**Given problem**
Write the data out again exactly, with no pictures.

---------------

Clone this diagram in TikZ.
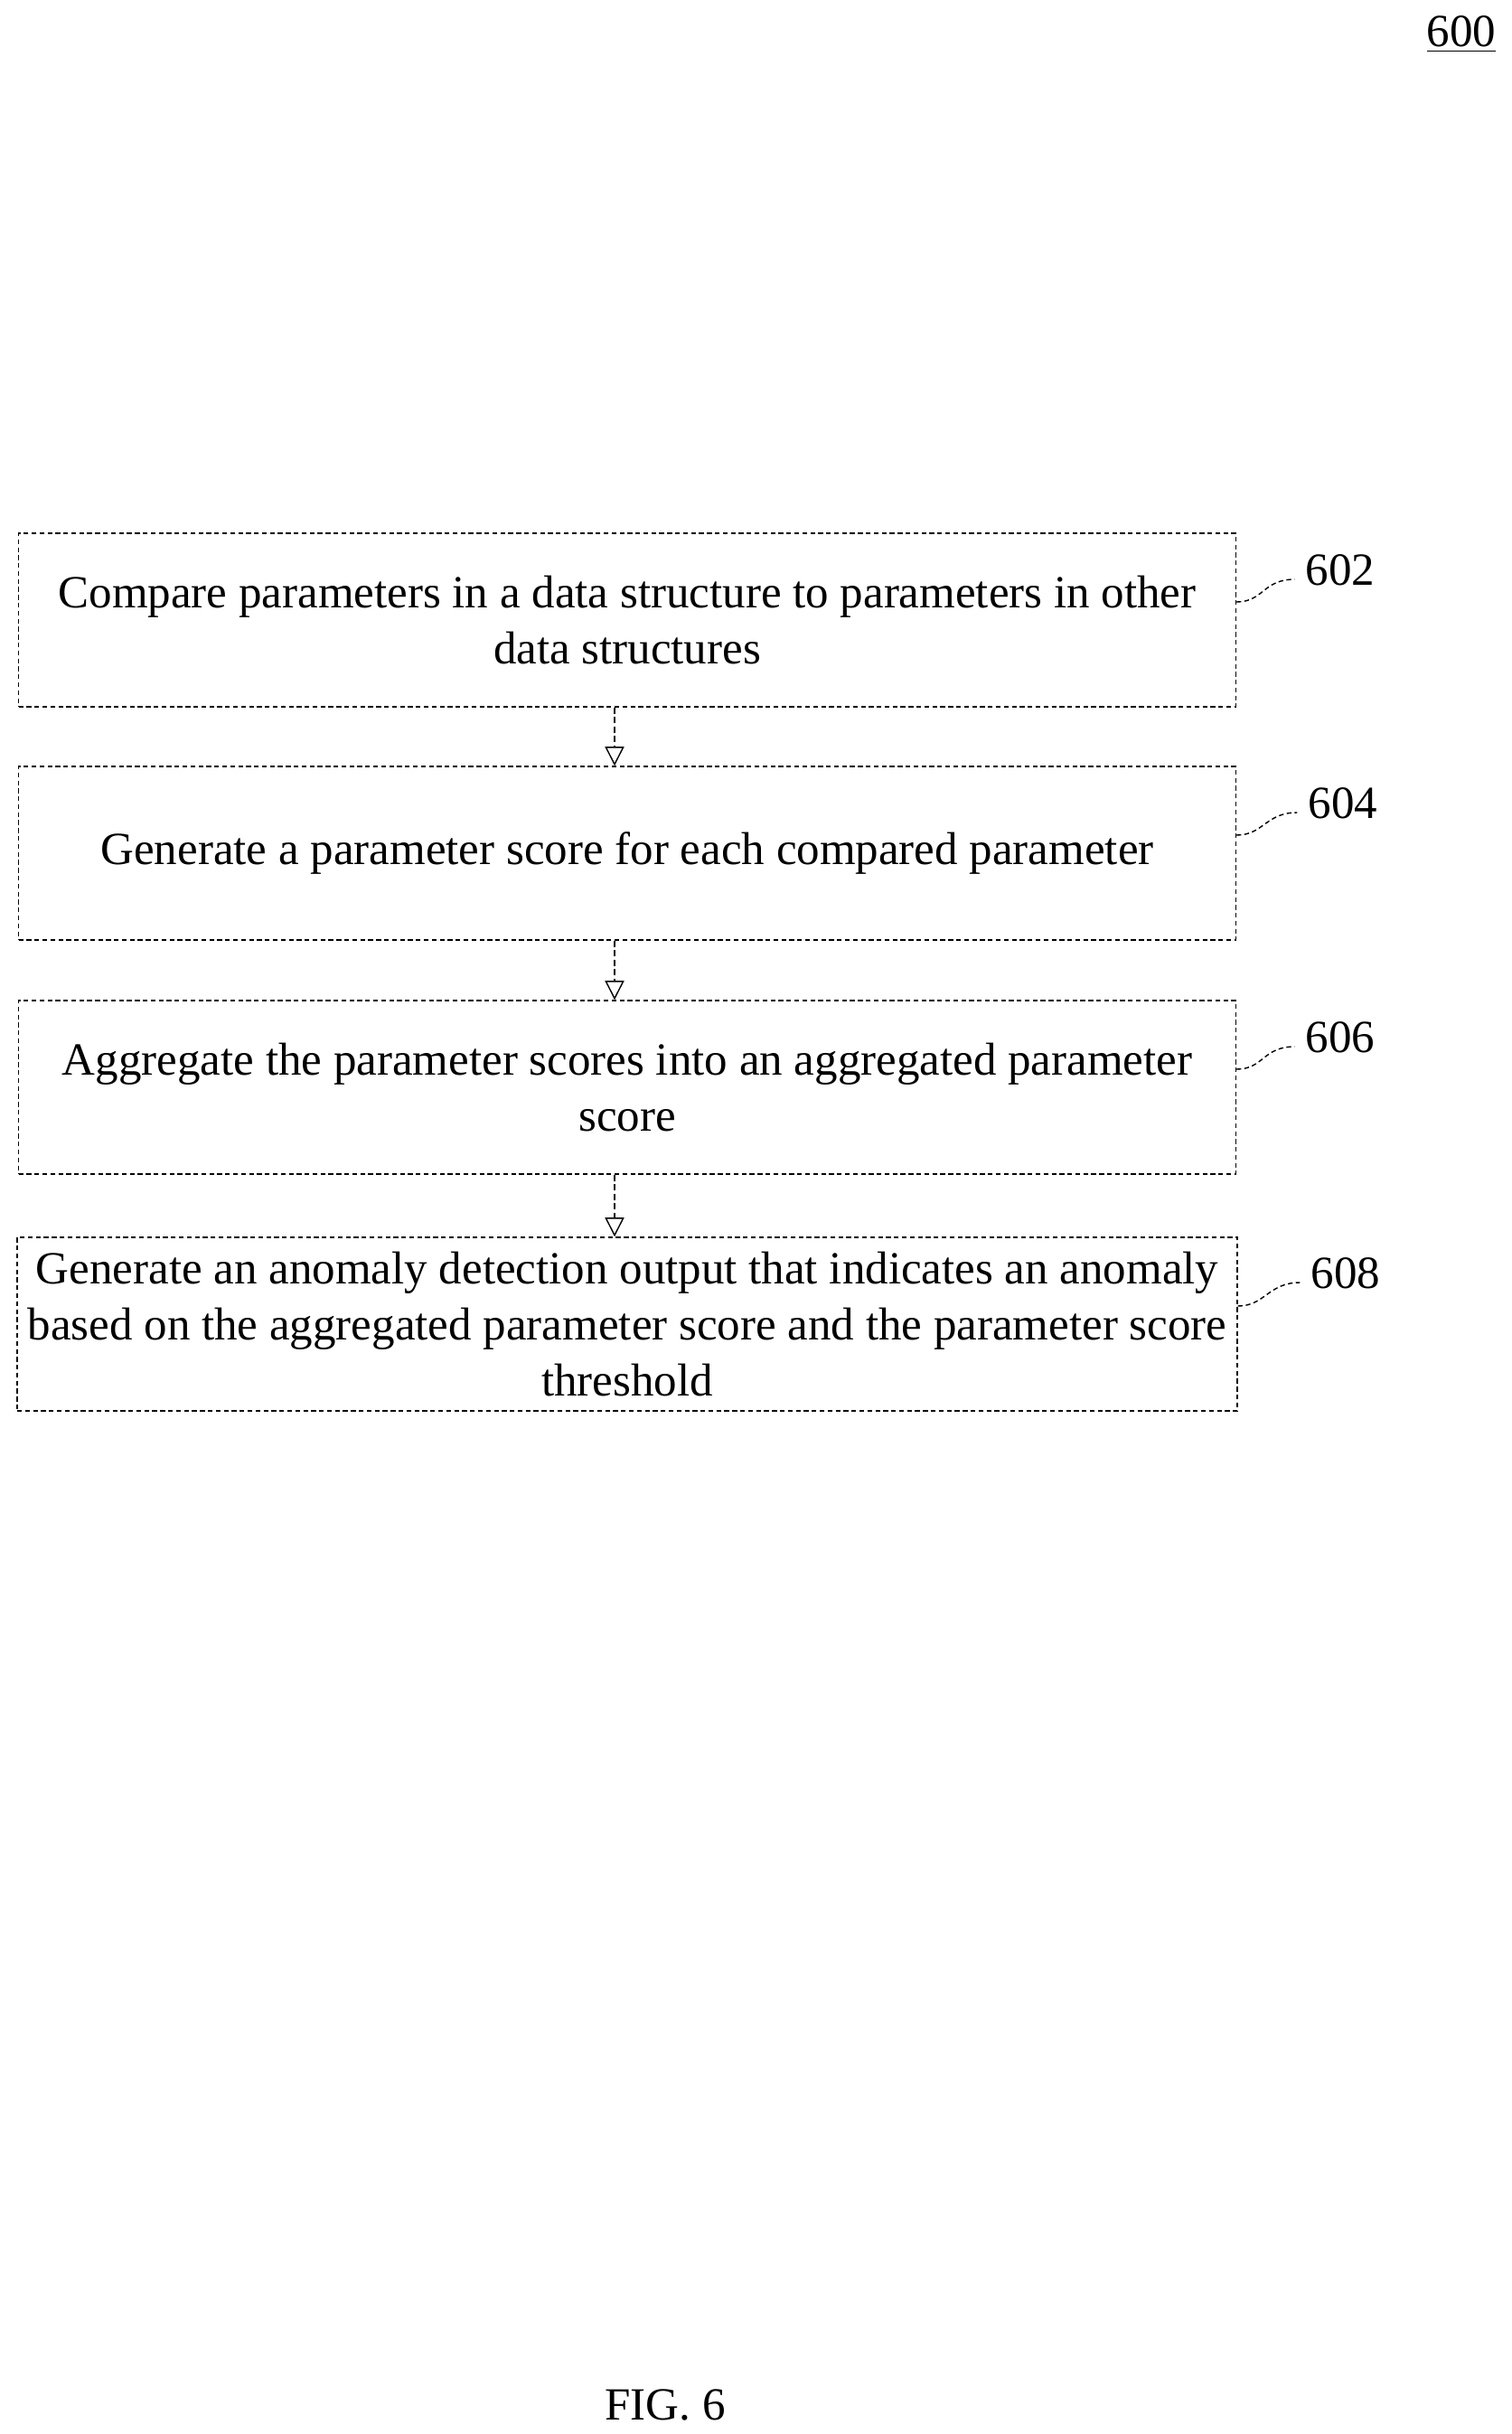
\documentclass[tikz,border=0pt]{standalone}
\usepackage{fontspec}
\setmainfont{Liberation Serif}
\usetikzlibrary{positioning,arrows.meta}

\tikzset{
  stepbox/.style={draw,dash pattern=on 1.5pt off 1pt,thin,minimum width=13.46cm,minimum height=1.92cm,
    align=center,font=\fontsize{14.5}{17.5}\selectfont},
  ref/.style={font=\fontsize{14.5}{17}\selectfont},
  flow/.style={dash pattern=on 2pt off 1pt,thin,-{Triangle[open,length=6pt,width=6pt]}},
  lead/.style={dash pattern=on 1.5pt off 1pt,thin}
}

\begin{document}
\begin{tikzpicture}[x=0.01cm,y=-0.01cm]
        \useasboundingbox (0,0) rectangle (1673,2693);
        % steps
        \node[stepbox] (602) at (694,686) {Compare parameters in a data structure to parameters in other\\data structures};
        \node[stepbox] (604) at (694,944) {Generate a parameter score for each compared parameter};
        \node[stepbox] (606) at (694,1203) {Aggregate the parameter scores into an aggregated parameter\\score};
        \node[stepbox] (608) at (694,1465) {Generate an anomaly detection output that indicates an anomaly\\based on the aggregated parameter score and the parameter score\\threshold};
        % reference numerals
        \node[ref] (l602) at (1483,631) {602};
        \node[ref] (l604) at (1486,889) {604};
        \node[ref] (l606) at (1483,1148) {606};
        \node[ref] (l608) at (1489,1409) {608};
        \node[ref] (fig) at (1617,38) {\underline{600}};
        \node[ref] (cap) at (736,2661) {FIG. 6};
        % arrows
        \draw[flow] (602.south -| 680,0) -- (604.north -| 680,0);
        \draw[flow] (604.south -| 680,0) -- (606.north -| 680,0);
        \draw[flow] (606.south -| 680,0) -- (608.north -| 680,0);
        % leaders
        \foreach \s in {602,604,606,608}
          \draw[lead] ([yshift=0.2cm]\s.east) .. controls +(0.3cm,0) and +(-0.35cm,0) .. ([yshift=-0.1cm]l\s.west);
\end{tikzpicture}
\end{document}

---------------

**Answer to this exercise**
Clone this diagram in TikZ.
\documentclass[tikz,border=0pt]{standalone}
\usepackage{fontspec}
\setmainfont{Liberation Serif}
\usetikzlibrary{positioning,arrows.meta}

\tikzset{
  stepbox/.style={draw,dash pattern=on 1.5pt off 1pt,thin,minimum width=13.46cm,minimum height=1.92cm,
    align=center,font=\fontsize{14.5}{17.5}\selectfont},
  ref/.style={font=\fontsize{14.5}{17}\selectfont},
  flow/.style={dash pattern=on 2pt off 1pt,thin,-{Triangle[open,length=6pt,width=6pt]}},
  lead/.style={dash pattern=on 1.5pt off 1pt,thin}
}

\begin{document}
\begin{tikzpicture}[x=0.01cm,y=-0.01cm]
        \useasboundingbox (0,0) rectangle (1673,2693);
        % steps
        \node[stepbox] (602) at (694,686) {Compare parameters in a data structure to parameters in other\\data structures};
        \node[stepbox] (604) at (694,944) {Generate a parameter score for each compared parameter};
        \node[stepbox] (606) at (694,1203) {Aggregate the parameter scores into an aggregated parameter\\score};
        \node[stepbox] (608) at (694,1465) {Generate an anomaly detection output that indicates an anomaly\\based on the aggregated parameter score and the parameter score\\threshold};
        % reference numerals
        \node[ref] (l602) at (1483,631) {602};
        \node[ref] (l604) at (1486,889) {604};
        \node[ref] (l606) at (1483,1148) {606};
        \node[ref] (l608) at (1489,1409) {608};
        \node[ref] (fig) at (1617,38) {\underline{600}};
        \node[ref] (cap) at (736,2661) {FIG. 6};
        % arrows
        \draw[flow] (602.south -| 680,0) -- (604.north -| 680,0);
        \draw[flow] (604.south -| 680,0) -- (606.north -| 680,0);
        \draw[flow] (606.south -| 680,0) -- (608.north -| 680,0);
        % leaders
        \foreach \s in {602,604,606,608}
          \draw[lead] ([yshift=0.2cm]\s.east) .. controls +(0.3cm,0) and +(-0.35cm,0) .. ([yshift=-0.1cm]l\s.west);
\end{tikzpicture}
\end{document}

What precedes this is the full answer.